The stonework of the house had changed from grim gray to cheerful brickwork in eye-intriguing shades of red and brown, with pretty enamel plaques set here and there, and white woodwork. All the Gothic heaviness had been stretched, pulled, pointed, and exploded into deep-curving, high-sweeping eaves, and comical chimney pots, and fat useless towers, and exaggerated curves of stacked and angled brick. It was as though—and here the sun shone again too, picking out the brickwork, and winking at her—it was as though the dark porch and soundless stream and dreaming yews had all been a joke.

“What it is,” Violet said when John, hands behind his back, came up to her, “is many houses, isn’t it?”

“Many houses,” he said, smiling. “Every one for you.”

Through a silly piece of cloistery archwork she could see a bit of Father’s back. He was still ensconced in his wicker chair, still looking out through the curtain of wisteria, presumably still seeing the avenue of sphinxes and the cedars of Lebanon. But from here, his bald head could be a dreaming monk’s in a monastery garden. She began to laugh. You will wander, and live in many houses. “Many houses!” She took John Drinkwater’s hand; she almost kissed it; she looked up laughing at his face, that seemed just then to be full of pleasant surprises.

“It’s a great joke!” she said. “Many jokes! Are there as many houses inside?”

“In a sense,” he said.

“Oh, show me!” She pulled him toward the white arched door that was hinged with neat brass Gothic e’s. In the sudden darkness of the brief, painted vestibule within, she lifted his big hand to her lips in an access of gratitude.

Beyond the vestibule, there was a vision of doorways, long lists of arches and lintels through which underscorings of light were painted by unseen windows.

“However do you find your way about?”Violet asked, on the threshold of all this.

“Sometimes I don’t, in fact,” he said. “I proved that every room needed more than two doors, but couldn’t ever prove that any could get along with only three.” He waited, unwilling to hurry her.

“Perhaps,” she said, “one day, you’ll be thinking of such a thing, and not be able to get out at all.”

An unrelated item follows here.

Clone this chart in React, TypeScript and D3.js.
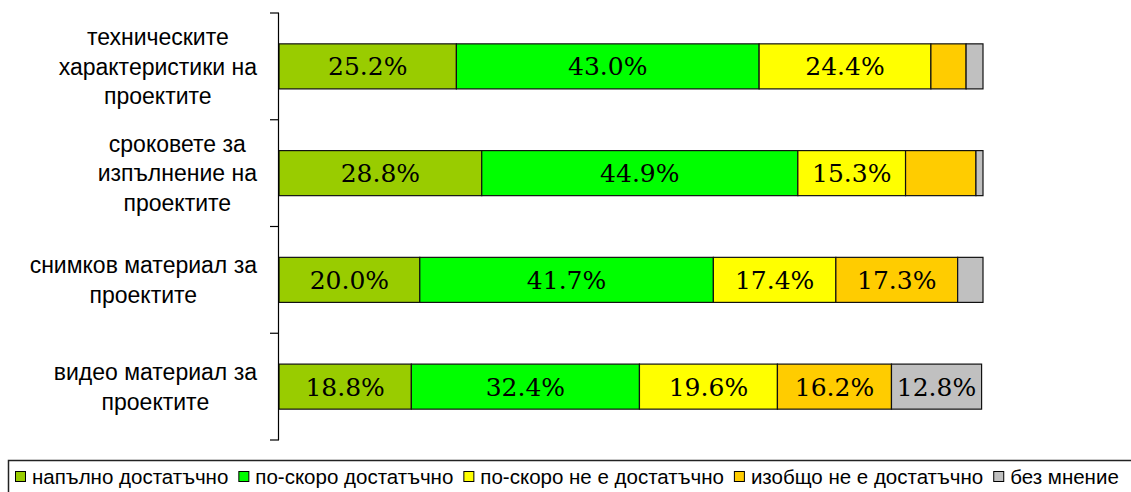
import React, { useEffect, useRef } from "react";
import * as d3 from "d3";

const categories = [
  ["техническите", "характеристики на", "проектите"],
  ["сроковете за", "изпълнение на", "проектите"],
  ["снимков материал за", "проектите"],
  ["видео материал за", "проектите"],
];

const seriesNames = [
  "напълно достатъчно",
  "по-скоро достатъчно",
  "по-скоро не е достатъчно",
  "изобщо не е достатъчно",
  "без мнение",
];

const seriesColors = ["#99CC00", "#00FF00", "#FFFF00", "#FFCC00", "#C0C0C0"];

// one row per category, one value per series (percent)
const values = [
  [25.2, 43.0, 24.4, 5.0, 2.4],
  [28.8, 44.9, 15.3, 10.0, 1.0],
  [20.0, 41.7, 17.4, 17.3, 3.6],
  [18.8, 32.4, 19.6, 16.2, 12.8],
];

const labelMin = 11; // small segments have no label in the original

const App = () => {
  const ref = useRef<SVGSVGElement>(null);

  useEffect(() => {
    const svg = d3.select(ref.current);
    svg.selectAll("*").remove();

    const width = 1131;
    const height = 492;
    const plot = { left: 279, right: 983, top: 13, bottom: 440 };

    svg.attr("width", width).attr("height", height);

    const x = d3.scaleLinear().domain([0, 100]).range([plot.left, plot.right]);
    const y = d3
      .scaleBand<number>()
      .domain(categories.map((_, i) => i))
      .range([plot.top, plot.bottom])
      .paddingInner(0.578)
      .paddingOuter(0.289);

    const rows = values.map((vals, i) => {
      let acc = 0;
      return vals.map((v, j) => {
        const seg = { cat: i, series: j, v, x0: acc, x1: acc + v };
        acc += v;
        return seg;
      });
    });

    // bars
    const g = svg.append("g");
    rows.flat().forEach(d => {
      g.append("rect")
        .attr("x", x(d.x0))
        .attr("y", y(d.cat)!)
        .attr("width", x(d.x1) - x(d.x0))
        .attr("height", y.bandwidth())
        .attr("fill", seriesColors[d.series])
        .attr("stroke", "#111")
        .attr("stroke-width", 1.2);
    });

    // value labels
    rows.flat().filter(d => d.v >= labelMin).forEach(d => {
      g.append("text")
        .attr("x", (x(d.x0) + x(d.x1)) / 2)
        .attr("y", y(d.cat)! + y.bandwidth() / 2)
        .attr("dy", "0.36em")
        .attr("text-anchor", "middle")
        .attr("font-family", "DejaVu Serif")
        .attr("font-size", 25)
        .attr("fill", "#000")
        .text(d.v.toFixed(1) + "%");
    });

    // category axis
    const step = y.step();
    const ticks = d3.range(categories.length + 1).map(i => plot.top + i * step);
    svg.append("line")
      .attr("x1", plot.left - 0.5).attr("x2", plot.left - 0.5)
      .attr("y1", plot.top).attr("y2", plot.bottom)
      .attr("stroke", "#000").attr("stroke-width", 1.2);
    ticks.forEach(t => {
      svg.append("line")
        .attr("x1", plot.left - 9).attr("x2", plot.left)
        .attr("y1", t).attr("y2", t)
        .attr("stroke", "#000").attr("stroke-width", 1.2);
    });

    // category labels: lines centred on each other, block right-aligned
    const labelRight = 257;
    const lineGap = 29.5;
    categories.forEach((lines, i) => {
      const cy = y(i)! + y.bandwidth() / 2;
      const t = svg.append("text")
        .attr("font-family", "Liberation Sans, Arial, sans-serif")
        .attr("font-size", 23)
        .attr("fill", "#000")
        .attr("text-anchor", "middle");
      const spans = lines.map((line, k) =>
        t.append("tspan")
          .attr("y", cy + (k - (lines.length - 1) / 2) * lineGap)
          .attr("dy", "0.36em")
          .text(line)
      );
      const maxW = d3.max(spans, s => (s.node() as SVGTSPanElement).getComputedTextLength()) || 0;
      spans.forEach(s => s.attr("x", labelRight - maxW / 2));
    });

    // legend
    svg.append("rect")
      .attr("x", 8.5).attr("y", 460.5)
      .attr("width", 1140).attr("height", 40)
      .attr("fill", "#fff")
      .attr("stroke", "#222").attr("stroke-width", 1.5);
    let lx = 15;
    const ly = 477;
    seriesNames.forEach((name, j) => {
      svg.append("rect")
        .attr("x", lx + 0.5).attr("y", ly - 5.5)
        .attr("width", 10).attr("height", 10)
        .attr("fill", seriesColors[j])
        .attr("stroke", "#000").attr("stroke-width", 1);
      const t = svg.append("text")
        .attr("x", lx + 17)
        .attr("y", ly)
        .attr("dy", "0.36em")
        .attr("font-family", "Liberation Sans, Arial, sans-serif")
        .attr("font-size", 20.5)
        .attr("fill", "#000")
        .text(name);
      const w = (t.node() as SVGTextElement).getComputedTextLength();
      lx += 17 + w + 10;
    });
  }, []);

  return <svg ref={ref} style={{ position: "absolute", left: 0, top: 0 }}></svg>;
};

export default App;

Hands on the walls and going slowly, as though she were blind (but in fact only marveling), Violet Bramble stepped into the pumpkin-shell John Drinkwater had made to keep her in, which he had first transformed into a golden coach for her delight.

Tell Me the Tale

After moonrise Violet awoke in a large and unfamiliar bedroom, feeling the pressure of cold light and the sound of her name called. She lay deathly still for a long moment on the tall bed, holding her breath, waiting for the tiny call to come again; but it didn’t come. She threw off the coverlet and climbed down from the tall bed and across the floor. When she opened the casement she thought she heard her name again.

Violet?

Summer odors invaded the room, and a host of small noises from which she couldn’t sort out the voice, if it was one, that had called her, if it had. She pulled her big cloak from the steamer trunk which had been put in her room, and quickly, quietly left the room on the balls of her feet. Her white calico nightgown billowed in the stale air which came searching up the stairways for the window she had left open.